Как же Николай ругал Советскую армию! Послушать его, так хуже военных могли быть только горячие эстонские парни. Арвид от коньяка отказался и попросил отдать долг чести деньгами. Что при свидетелях (правда, по магазинной цене) с мученической гримасой и сделал честный Колька. А нам, между прочим, пора было уже начинать играть.
Начали для повторения со свежеотделанной «Паломы бланки». Песня про белую голубку звучала увесисто. Гриша пел основной голос, а Саха и Петька подпевали, изредка заглядывая в свои толстые тетради, в которых содержались слова всех песен мира — от «Вот нового поворота» до никарагуанской «Di mi chano ke» («Я полюбила юношу из соседней деревни, а он полюбил сына вождя племени диких свиней»). Сам Гриша мог свободно петь на любом языке, что недавно продемонстрировал двум пьяным китайцам, минут сорок забавляя их грустными песнями на их «родном наречии». Они хохотали как безумные, а я на следующий день купил себе новые часы. Китайцы потом приезжали ещё и оказались японцами — ну да Бог им судья!

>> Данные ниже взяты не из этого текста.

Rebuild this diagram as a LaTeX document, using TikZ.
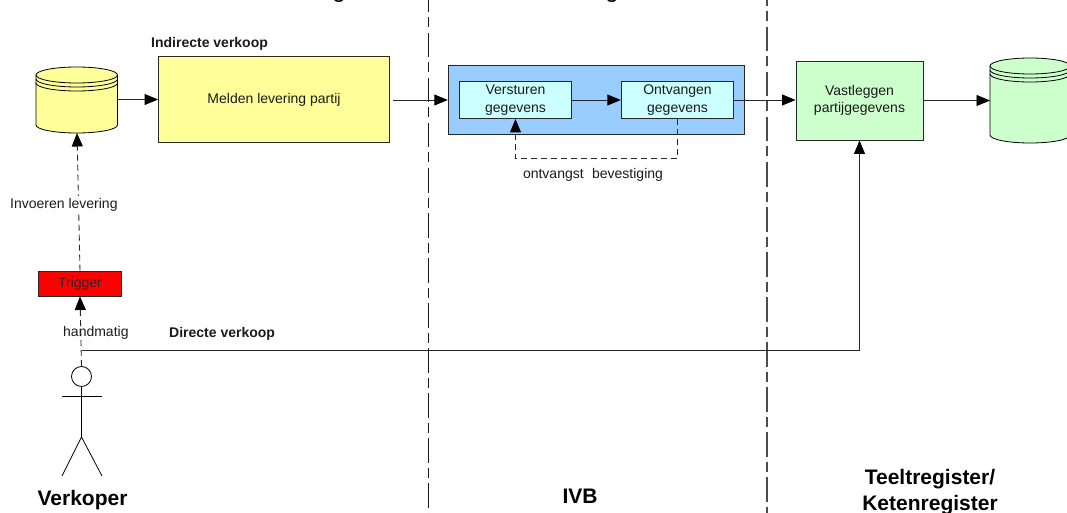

После «Голубки» подошли двое:
— Нашу! С объявой!
Они всегда приходили втроём, крепко пили, иногда снимали девушек, но это случалось редко. Свободные тёлки у нас не тусовались — загород всё-таки. А так, большая часть времени тратилась у них на подшучивание и всякие розыгрыши третьего пария — надутого и, по-видимому, глупого. Наверное и возили его для этого.
Гриша принял чирик и привычно объявил:
— Друзья выражают соболезнование своему кенту Грибу по поводу неудачной операции по вживлению царя в голову. Для дорогого Гриба звучит композиция «Каким ты был, таким ты и остался!».
И мы заиграли.
Те двое грибных дружков как всегда заржали, а сам предмет «тихой охоты», чтоб сделать им приятное, сделал вид, что ему неприятно. Может быть, он и не был таким уж глупым, каким они его считали.
Потом «для постоянных клиентов Зямы и Толи» мы сыграли целое попурри из песен: «Журавли», «Широка страна моя родная» и магомаевской «Мы на чёртовом катались колесе». Во всех этих произведениях нами обыгрывался двойной смысл правильных в общем-то слов. Если бы дело происходило в тридцатые годы, а в органах работали бы такие же остроумные люди, как мы, то паре маститых поэтов, написавших эти шлягеры, как пить дать засветилось бы по пятнахе лесоповала плюс пятёра «по рогам».